Monday, February 11, 2008

I Want to Know

Sometimes, while thinking about a little town in Jiangxi, I feel like my mind's eye could almost cross oceans and time to see what happened when Lyvia was born, where she came from and who she belonged to. I've been researching weather, sun and moon records for the day she was born. I stare at Google Earth and have the longitude and latitude of her town memorized. There I can see what we think is her town with a river that runs through it and mountains or hills I didn't really notice when we visited. Whoever recorded the satellite images used for Google Earth obviously didn't understand how much I wish I could fly through the streets and countryside there. As I try to swoop down with my zoom button and get closer to her roots, it sadly just becomes one big grey blob.
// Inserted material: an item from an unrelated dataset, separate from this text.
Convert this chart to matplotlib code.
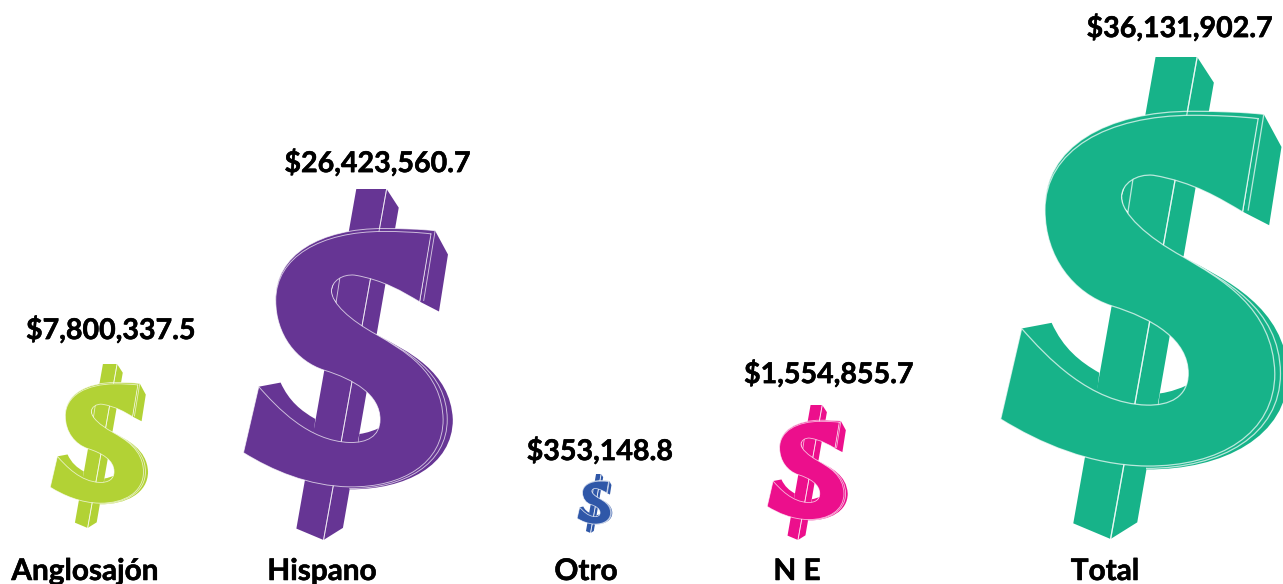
#!/usr/bin/env python3
# -*- coding: utf-8 -*-

import numpy as np
import matplotlib.pyplot as plt
import matplotlib.patheffects as pe
from matplotlib.patches import PathPatch
from matplotlib.path import Path

OUT_FILE = "out.png"
WIDTH, HEIGHT = 1283, 584

CATEGORIES = ["Anglosajón", "Hispano", "Otro", "N E", "Total"]
AMOUNTS = [7800337.5, 26423560.7, 353148.8, 1554855.7, 36131902.7]

# size and place of each dollar sign in pixels
SIGN_HEIGHT = [164, 351, 59, 135, 482]
SIGN_LEFT = [50, 243, 577, 767, 1000]
SIGN_BOTTOM = [528, 540, 533, 540, 539]
COLORS = ["#B2D235", "#663594", "#2F57A8", "#EC0F8C", "#17B389"]

AMOUNT_X = [111, 378, 600, 829, 1180]
AMOUNT_Y = [330, 163, 451, 374, 28]
LABEL_X = [85, 322, 586, 797, 1105]
LABEL_Y = 571

# sign outline: start point, then single points (line) or triples (bezier)
GLYPH_X0, GLYPH_Y1, GLYPH_H = 60, 1497, 1447

BAR = [(527, 50), (652, 50), (702, 127), (472, 1447), (392, 1497), (280, 1450), (527, 50)]
BAR_EDGE = [(652, 50), (392, 1497)]

FACE = [
    (835, 235), (788, 515),
    (720, 475), (640, 425), (520, 405),
    (470, 400), (425, 430), (425, 470),
    (425, 520), (500, 590), (610, 650),
    (720, 715), (880, 800), (885, 1000),
    (885, 1180), (720, 1280), (500, 1278),
    (330, 1275), (180, 1210), (62, 1137),
    (125, 865),
    (200, 950), (330, 1090), (500, 1095),
    (570, 1097), (625, 1070), (625, 1000),
    (625, 900), (520, 835), (395, 797),
    (280, 760), (195, 650), (195, 510),
    (195, 330), (380, 225), (640, 225),
    (700, 225), (780, 228), (835, 235),
]
SIDE_RIGHT = [(835, 235), (852, 222), (905, 320), (868, 555), (790, 515), (835, 235)]
SIDE_LEFT = [
    (125, 865), (215, 848),
    (250, 925), (300, 965), (358, 998),
    (350, 1070),
    (280, 1040), (190, 970), (125, 865),
]
SIDE_COUNTER = [
    (535, 1096), (540, 1060),
    (575, 1055), (600, 1045), (622, 1035),
    (600, 1080), (570, 1098), (535, 1096),
]
SIDE_UPPER = [(425, 470), (440, 420), (520, 400), (500, 570), (430, 500), (425, 470)]
SIDE_BULGE = [
    (610, 650),
    (740, 720), (915, 800), (925, 1000),
    (925, 1190), (730, 1290), (500, 1288),
    (500, 1270), (800, 1000), (610, 650),
]
RIM_TOP = [
    (195, 510),
    (190, 320), (380, 212), (640, 213),
    (720, 213), (790, 215), (852, 222),
    (790, 300), (300, 400), (195, 510),
]
RIM_LINE_TOP = [
    (195, 510),
    (190, 320), (380, 212), (640, 213),
    (720, 213), (790, 215), (852, 222),
    (805, 510),
]
RIM_LINE_BULGE = [
    (610, 650),
    (730, 720), (900, 800), (902, 1000),
    (902, 1185), (725, 1285), (500, 1285),
]
RIM_LINE_INNER = [
    (425, 470),
    (420, 525), (495, 600), (610, 660),
]
RIM_LINE_UPPER = [(459, 418), (443, 522)]

# which point indexes open a bezier in each outline
CURVE_STARTS = {
    id(FACE): {2, 5, 8, 11, 14, 17, 21, 24, 27, 30, 33, 36},
    id(SIDE_LEFT): {2, 6},
    id(SIDE_COUNTER): {2, 5},
    id(SIDE_BULGE): {1, 4},
    id(RIM_TOP): {1, 4},
    id(RIM_LINE_TOP): {1, 4},
    id(RIM_LINE_BULGE): {1, 4},
    id(RIM_LINE_INNER): {1},
}


def build_codes(points):
    starts = CURVE_STARTS.get(id(points), ())
    codes = [Path.MOVETO]
    i = 1
    while i < len(points):
        if i in starts:
            codes += [Path.CURVE4] * 3
            i += 3
        else:
            codes.append(Path.LINETO)
            i += 1
    return codes


def place(points, left, bottom, height):
    scale = height / GLYPH_H
    pts = np.array(points, dtype=float)
    pts[:, 0] = left + (pts[:, 0] - GLYPH_X0) * scale
    pts[:, 1] = bottom + (pts[:, 1] - GLYPH_Y1) * scale
    return pts


def add_shape(ax, points, left, bottom, height, **kwargs):
    path = Path(place(points, left, bottom, height), build_codes(points))
    ax.add_patch(PathPatch(path, **kwargs))


def draw_sign(ax, left, bottom, height, color):
    lw = max(0.6, height / 483 * 0.9)
    light = dict(fc="none", ec="white", lw=lw, alpha=0.7, capstyle="round")

    add_shape(ax, BAR, left, bottom, height, fc=color, ec="none")
    add_shape(ax, BAR_EDGE, left, bottom, height, **light)

    for side in [SIDE_RIGHT, SIDE_LEFT, SIDE_COUNTER, SIDE_UPPER, SIDE_BULGE, RIM_TOP]:
        add_shape(ax, side, left, bottom, height, fc=color, ec="none")

    add_shape(ax, BAR_EDGE, left, bottom, height, **light)
    for line in [RIM_LINE_TOP, RIM_LINE_BULGE, RIM_LINE_INNER, RIM_LINE_UPPER]:
        add_shape(ax, line, left, bottom, height, **light)

    add_shape(ax, FACE, left, bottom, height, fc=color, ec="none")
    add_shape(ax, FACE, left, bottom, height, **light)


def main():
    fig = plt.figure(figsize=(WIDTH / 100, HEIGHT / 100), dpi=100)
    ax = fig.add_axes([0, 0, 1, 1])
    ax.set_xlim(0, WIDTH)
    ax.set_ylim(HEIGHT, 0)
    ax.axis("off")

    # Lato bold comes out thinner than the original type, so thicken it a little
    heavier = [pe.withStroke(linewidth=0.4, foreground="black")]

    for i, name in enumerate(CATEGORIES):
        draw_sign(ax, SIGN_LEFT[i], SIGN_BOTTOM[i], SIGN_HEIGHT[i], COLORS[i])
        ax.text(AMOUNT_X[i], AMOUNT_Y[i], f"${AMOUNTS[i]:,.1f}", ha="center", va="center",
                family="Lato", weight="bold", fontsize=20.6, color="black", path_effects=heavier)
        ax.text(LABEL_X[i], LABEL_Y, name, ha="center", va="center",
                family="Lato", weight="bold", fontsize=21.4, color="black", path_effects=heavier)

    fig.savefig(OUT_FILE, dpi=100)
    plt.close(fig)


if __name__ == "__main__":
    main()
When I focus on this data and images, I can almost create a picture of her first day. While I know the image starts and ends in my mind, my heart still desperately wants to be taken to her beginnings. I've heard stories of orphanage directors who know more than they tell, villagers who bicycled all night to drop off a baby they couldn't keep, migrant workers who spend most of their time in cities far away from home. So more and more questions arise -- does the director know more than he has told us, how far did she travel from her birthplace to the orphanage and was her father even nearby or was he off in a big town trying to support his family. If I'm working through so many scenarios for her, I can only imagine how heavy her heart and mind will be as she dwells on the vast unknown.